574). The quality of data services was more important to Gen Y than Baby Boomers (Kumar & Lim, 2008, p. 574). Emotional values were more important for Generation Y, while economic value was more critical for Baby Boomers (Kumar & Lim, 2008, p. 574). Yang and Jolly (2008) investigated the differences in adoption of mobile data services, between Gen X and Baby Boomers. A sampling of 200 mobile services users participated in an online survey. Multigroup structural equation modeling analysis was employed to analyze the differences between the two groups.
Findings showed that Baby Boomers found it harder to use the mobile data services than Gen X, and this low perceived ease of use affected their adoption of this new technology (Yang & Jolly, 2008, p. 256). It is interesting to note, however, that Baby Boomers reported higher perceived usefulness for mobile data services than Gen X (Yang & Jolly, 2008, p. 257). If technology is not useful to one’s life, Baby Boomers tend to regard it as part of consumerism and marketing ploys. Roberts and Manolis (2000) investigated the differences in perceptions of marketing, consumerism, and advertising between Baby Boomers and Baby Busters or Gen X.

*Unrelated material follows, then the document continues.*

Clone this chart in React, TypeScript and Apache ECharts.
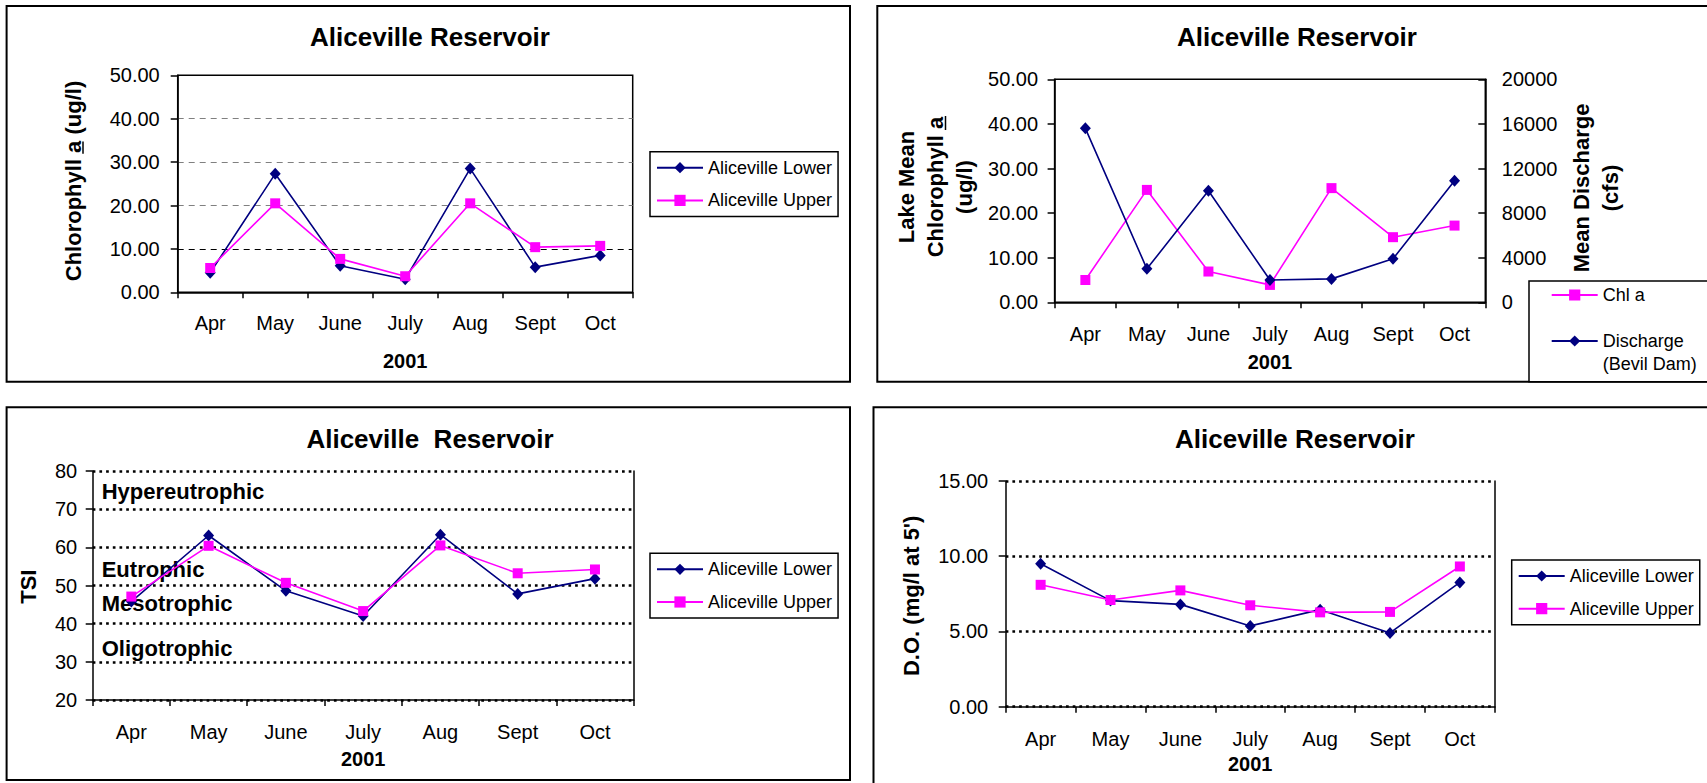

The data collection approach was based on mall-interception, wherein 476 participants were asked to answer survey questionnaires. Findings showed that Baby Busters had more positive views of marketing, consumerism, and advertising than Baby Boomers (Roberts & Manolis, 2000, p. 491). This shows a negative attitude to the excess of consumerist culture from the perspective of Baby Boomers. In a related study, several authors examine personality and motivations of older adults that can also impact new technology adoption and perceptions. Wong et al.
(2008) studied if Baby Boomers, Gen X, and Gen Y of working Australians have differences in personality and motivational drivers. The sample consisted of 3,535 managers and professionals. One-way ANOVAs were conducted to investigate differences in the three generations. Findings showed that age impacts motivation and personality differences more than generations, although generational differences still exist (Wong et al. , 2008, p. 887). Baby Boomers are less oriented to career advancement than younger employees and this could be because the technology-driven environment of Gen X and Gen Y make them more competitive (Wong et al.
, 2008, p. 886). Gen X and Baby Boomers are also motivated by power and influence (Wong et al. , 2008, p. 887). References Kumar, A. & Lim, H. (2008). Age differences in mobile service perceptions: Comparison of Generation Y and baby boomers. Journal of Services Marketing, 22 (7), 568-577. Niemela-Nyrhinen, J. (2007). Baby boom consumers and technology: shooting down stereotypes. The Journal of Consumer Marketing, 24 (5), 305-312. Reisenwitz, T. & Iyer, R. (2007). A comparison of younger and older baby boomers: Investigating the viability of cohort segmentation. Journal of Consumer Marketing, 24 (4), 202-213.
Roberts, J. A. & Manolis, C. (2000). Baby boomers and busters: An exploratory investigation of attitudes toward marketing, advertising and consumerism. Journal of Consumer Marketing, 17 (6), 481-499. Wong, M. , Gardiner, E. , Lang, W. , & Coulon, L. (2008). Generational differences in personality and motivation: Do they exist and what are the implications for the workplace? Journal of Managerial Psychology, 23 (8), 878-890. Yang, K. & Jolly, L. D. (2008). Age cohort analysis in adoption of mobile data services: Gen Xers versus baby boomers. Journal of Consumer Marketing, 25 (5), 272-280.